Details
-
Bug
-
Status: Resolved
-
Major
-
Resolution: Fixed
-
1.6.2, 2.0.0
-
None
Description
The behavior of SparkContext.addFile() changed slightly with the introduction of the Netty-RPC-based file server, which was introduced in Spark 1.6 (where it was disabled by default) and became the default / only file server in Spark 2.0.0.
Prior to 2.0, calling SparkContext.addFile() twice with the same path would succeed and would cause future tasks to receive an updated copy of the file.
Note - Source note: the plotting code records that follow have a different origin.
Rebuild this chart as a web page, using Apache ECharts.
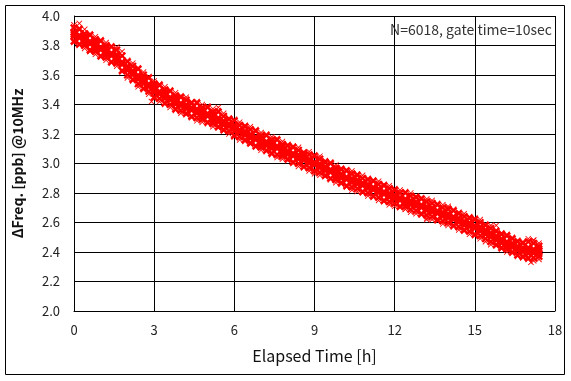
<!DOCTYPE html>
<html>
<head>
<meta charset="utf-8">
<script src="https://cdn.jsdelivr.net/npm/echarts@6/dist/echarts.min.js"></script>
<style>
html,body{margin:0;padding:0;background:#fff;}
#chart{width:571px;height:381px;}
</style>
</head>
<body>
<div id="chart"></div>
<script>
// Elapsed time [h], sampled every 0.2 h
var hours = [0.0,0.2,0.4,0.6,0.8,1.0,1.2,1.4,1.6,1.8,2.0,2.2,2.4,2.6,2.8,3.0,3.2,3.4,3.6,3.8,4.0,4.2,4.4,4.6,4.8,5.0,5.2,5.4,5.6,5.8,6.0,6.2,6.4,6.6,6.8,7.0,7.2,7.4,7.6,7.8,8.0,8.2,8.4,8.6,8.8,9.0,9.2,9.4,9.6,9.8,10.0,10.2,10.4,10.6,10.8,11.0,11.2,11.4,11.6,11.8,12.0,12.2,12.4,12.6,12.8,13.0,13.2,13.4,13.6,13.8,14.0,14.2,14.4,14.6,14.8,15.0,15.2,15.4,15.6,15.8,16.0,16.2,16.4,16.6,16.8,17.0,17.2,17.4];

// Frequency readings (ppb) across the scatter band, from the upper fringe down to the lower fringe
var freqFringeTop = [3.94,3.92,3.91,3.88,3.86,3.84,3.82,3.80,3.79,3.76,3.70,3.68,3.65,3.62,3.59,3.56,3.54,3.52,3.50,3.48,3.46,3.45,3.42,3.42,3.40,3.39,3.37,3.36,3.34,3.31,3.30,3.28,3.26,3.25,3.23,3.21,3.20,3.18,3.17,3.15,3.13,3.12,3.11,3.08,3.08,3.06,3.05,3.02,3.01,2.99,2.97,2.96,2.95,2.93,2.92,2.90,2.89,2.88,2.86,2.85,2.83,2.82,2.81,2.80,2.78,2.77,2.76,2.75,2.73,2.72,2.71,2.69,2.67,2.66,2.64,2.63,2.62,2.59,2.58,2.55,2.53,2.52,2.50,2.48,2.47,2.49,2.48,2.46];
var freqTop = [3.92,3.91,3.88,3.87,3.84,3.83,3.80,3.79,3.77,3.73,3.69,3.66,3.64,3.60,3.58,3.54,3.53,3.50,3.49,3.46,3.45,3.43,3.41,3.41,3.38,3.38,3.35,3.35,3.32,3.30,3.29,3.26,3.25,3.23,3.22,3.19,3.19,3.16,3.16,3.13,3.12,3.11,3.09,3.07,3.06,3.05,3.03,3.01,3.00,2.97,2.96,2.95,2.93,2.92,2.90,2.89,2.88,2.86,2.85,2.83,2.82,2.80,2.80,2.78,2.77,2.76,2.74,2.73,2.72,2.70,2.69,2.68,2.66,2.64,2.63,2.62,2.60,2.58,2.56,2.54,2.52,2.51,2.49,2.47,2.46,2.47,2.46,2.44];
var freqUpMid = [3.89,3.87,3.86,3.83,3.82,3.79,3.78,3.75,3.74,3.69,3.66,3.63,3.60,3.58,3.54,3.52,3.49,3.48,3.45,3.44,3.41,3.40,3.38,3.37,3.36,3.34,3.33,3.31,3.29,3.27,3.26,3.23,3.22,3.20,3.18,3.17,3.15,3.14,3.12,3.11,3.09,3.07,3.06,3.05,3.03,3.01,3.00,2.98,2.96,2.95,2.93,2.91,2.90,2.89,2.87,2.86,2.84,2.83,2.81,2.80,2.79,2.77,2.76,2.75,2.74,2.72,2.71,2.70,2.68,2.67,2.66,2.64,2.63,2.61,2.60,2.58,2.57,2.55,2.53,2.51,2.49,2.47,2.46,2.44,2.43,2.43,2.42,2.42];
var freqMid = [3.875,3.86,3.84,3.82,3.80,3.78,3.76,3.74,3.72,3.68,3.645,3.615,3.585,3.56,3.53,3.50,3.48,3.46,3.44,3.42,3.40,3.385,3.37,3.355,3.34,3.33,3.31,3.295,3.275,3.26,3.24,3.22,3.205,3.185,3.17,3.15,3.135,3.12,3.11,3.09,3.075,3.06,3.045,3.03,3.015,3.00,2.985,2.965,2.95,2.93,2.915,2.90,2.885,2.875,2.86,2.845,2.83,2.815,2.80,2.785,2.773,2.76,2.75,2.738,2.725,2.71,2.697,2.685,2.67,2.657,2.643,2.63,2.612,2.598,2.585,2.57,2.553,2.535,2.515,2.495,2.475,2.46,2.443,2.43,2.415,2.41,2.408,2.405];
var freqLoMid = [3.86,3.85,3.82,3.81,3.78,3.77,3.74,3.73,3.70,3.67,3.63,3.60,3.57,3.54,3.52,3.48,3.47,3.44,3.43,3.40,3.39,3.37,3.36,3.34,3.32,3.32,3.29,3.28,3.26,3.25,3.22,3.21,3.19,3.17,3.16,3.13,3.12,3.10,3.10,3.07,3.06,3.05,3.03,3.02,3.00,2.99,2.97,2.95,2.94,2.91,2.90,2.89,2.87,2.86,2.85,2.83,2.82,2.80,2.79,2.77,2.76,2.75,2.73,2.72,2.71,2.70,2.68,2.67,2.66,2.64,2.63,2.62,2.60,2.58,2.57,2.56,2.54,2.52,2.50,2.48,2.46,2.44,2.43,2.41,2.40,2.39,2.39,2.39];
var freqBot = [3.83,3.81,3.80,3.77,3.76,3.73,3.72,3.69,3.68,3.63,3.60,3.57,3.54,3.51,3.49,3.45,3.44,3.41,3.40,3.37,3.36,3.34,3.32,3.31,3.30,3.28,3.27,3.25,3.23,3.22,3.19,3.18,3.16,3.14,3.12,3.11,3.09,3.07,3.06,3.05,3.03,3.01,3.00,2.98,2.97,2.95,2.94,2.92,2.90,2.89,2.87,2.85,2.84,2.83,2.81,2.80,2.78,2.77,2.75,2.74,2.73,2.71,2.71,2.69,2.68,2.66,2.65,2.64,2.62,2.61,2.60,2.58,2.57,2.55,2.54,2.52,2.51,2.49,2.47,2.45,2.43,2.42,2.40,2.38,2.37,2.36,2.36,2.37];
var freqFringeBot = [3.82,3.80,3.78,3.76,3.74,3.72,3.70,3.68,3.66,3.62,3.58,3.56,3.52,3.50,3.47,3.44,3.42,3.40,3.38,3.36,3.34,3.33,3.31,3.29,3.28,3.27,3.25,3.24,3.22,3.20,3.18,3.16,3.15,3.13,3.11,3.09,3.08,3.06,3.04,3.03,3.02,3.00,2.98,2.97,2.95,2.93,2.92,2.91,2.89,2.87,2.86,2.84,2.82,2.81,2.80,2.78,2.77,2.75,2.74,2.72,2.71,2.70,2.69,2.67,2.66,2.65,2.63,2.62,2.61,2.59,2.58,2.57,2.55,2.54,2.52,2.51,2.49,2.47,2.45,2.44,2.42,2.40,2.39,2.37,2.36,2.35,2.34,2.35];

// Stray points outside the band
var strayHours = [0.2,0.6,1.0,2.9,5.4,12.4,13.2,14.0,14.6,15.8,17.1,17.2];
var strayFreq  = [3.95,3.76,3.73,3.42,3.38,2.69,2.62,2.70,2.55,2.58,2.33,2.48];

// Axis ticks
var xTicks = [0,3,6,9,12,15,18];
var yTicks = [2.0,2.2,2.4,2.6,2.8,3.0,3.2,3.4,3.6,3.8,4.0];

var noteText = 'N=6018, gate time=10sec';

function pairs(xs, ys){ var out=[]; for(var i=0;i<xs.length;i++){ out.push([xs[i], ys[i]]); } return out; }

var FONT = '"Noto Sans CJK KR","Noto Sans",sans-serif';
var X_THICK = 'path://M0,2L2,0L5,3L8,0L10,2L7,5L10,8L8,10L5,7L2,10L0,8L3,5Z';
var X_THIN = 'path://M0,1L1,0L5,4L9,0L10,1L6,5L10,9L9,10L5,6L1,10L0,9L4,5Z';

function scatter(data, sym, size){
  return {
    type:'scatter', data:data, symbol:sym, symbolSize:size,
    itemStyle:{color:'#ff0000', opacity:1}, silent:true, animation:false
  };
}

var chart = echarts.init(document.getElementById('chart'), null, {renderer:'canvas'});
chart.setOption({
  animation:false,
  backgroundColor:'#ffffff',
  grid:{left:74, right:16, top:16, bottom:70, containLabel:false},
  xAxis:{
    type:'value', min:xTicks[0], max:xTicks[xTicks.length-1], interval:3,
    name:'Elapsed Time [h]', nameLocation:'middle', nameGap:37,
    nameTextStyle:{fontFamily:FONT, fontSize:16, color:'#111'},
    axisLine:{show:true, lineStyle:{color:'#000', width:1}},
    axisTick:{show:false},
    axisLabel:{fontFamily:FONT, fontSize:13, color:'#222', margin:13},
    splitLine:{show:true, lineStyle:{color:'#000', width:1}}
  },
  yAxis:{
    type:'value', min:yTicks[0], max:yTicks[yTicks.length-1], interval:0.2,
    name:'ΔFreq. [ppb] @10MHz', nameLocation:'middle', nameGap:49,
    nameTextStyle:{fontFamily:FONT, fontSize:14, fontWeight:'bold', color:'#111'},
    axisLine:{show:true, lineStyle:{color:'#000', width:1}},
    axisTick:{show:false},
    axisLabel:{fontFamily:FONT, fontSize:13, color:'#222', margin:14,
      formatter:function(v){ return v.toFixed(1); }},
    splitLine:{show:true, lineStyle:{color:'#000', width:1}}
  },
  graphic:[
    {type:'rect', shape:{x:5.5, y:5.5, width:559, height:369},
     style:{fill:null, stroke:'#000', lineWidth:1}, silent:true, z:-1},
    {type:'text', right:19, top:23,
     style:{text:noteText, font:'14px '+FONT, fill:'#333'}, z:10}
  ],
  series:[
    scatter(pairs(hours, freqFringeTop), X_THIN, 6),
    scatter(pairs(hours, freqFringeBot), X_THIN, 6),
    scatter(pairs(hours, freqTop), X_THICK, 8),
    scatter(pairs(hours, freqUpMid), X_THICK, 8),
    scatter(pairs(hours, freqMid), X_THICK, 8),
    scatter(pairs(hours, freqLoMid), X_THICK, 8),
    scatter(pairs(hours, freqBot), X_THICK, 8),
    scatter(pairs(strayHours, strayFreq), X_THIN, 6)
  ]
});
</script>
</body>
</html>
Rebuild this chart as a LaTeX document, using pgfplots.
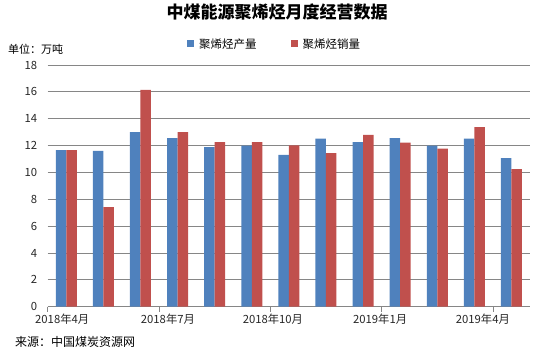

This behavior was never explicitly documented but Spark has behaved this way since very early 1.x versions (some of the relevant lines in Executor.updateDependencies() have existed since 2012).
In 2.0 (or 1.6 with the Netty file server enabled), the second addFile() call will fail with a requirement error because NettyStreamManager tries to guard against duplicate file registration.
I believe that this change of behavior was unintentional and propose to remove the require check so that Spark 2.0 matches 1.x's default behavior.
This problem also affects addJar() in a more subtle way: the fileServer.addJar() call will also fail with an exception but that exception is logged and ignored due to some code which was added in 2014 in order to ignore errors caused by missing Spark examples JARs when running on YARN cluster mode (AFAIK).